The payroll survey reported that employers added 271,000 net new jobs in October, almost double the number of net jobs created in September. The household survey found unemployment falling slightly to 5.0 percent—the lowest since early 2008.

Digging below the headline figures, the details of the October report showed mostly good news. Revisions to the payroll survey showed that employers created 12,000 more jobs than previously believed in August and September. In many previous reports, the unemployment rate fell primarily because Americans left the labor force and no longer count as unemployed. In October, unemployment fell because more Americans found jobs. The overall labor force participation rate remained unchanged.

The payroll survey also showed average wages rising 9 cents an hour to $25.20. Year-over-year average hourly wages have risen 2.5 percent. Inflation has fallen to just 0.2 percent over the past year, so this nominal growth translates into decent real wage growth.
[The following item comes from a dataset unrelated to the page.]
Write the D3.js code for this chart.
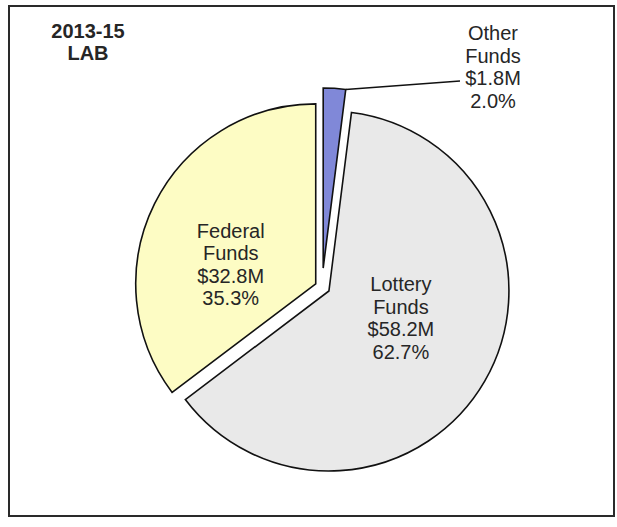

However, this silver cloud still has a dark lining.

While overall unemployment fell, the number of long-term unemployed did not. The average unemployed worker has been jobless for 28 weeks—over six months. Before the recession, workers returned to the workforce almost twice as quickly.

The September jobs report showed the labor market losing steam. The October report shows the labor market accelerating. The truth probably lies somewhere in between.

Both the household survey and the payroll survey have statistical margins of error and fluctuate from month to month. The economy is improving, but the wounds from the Great Recession have not yet fully healed.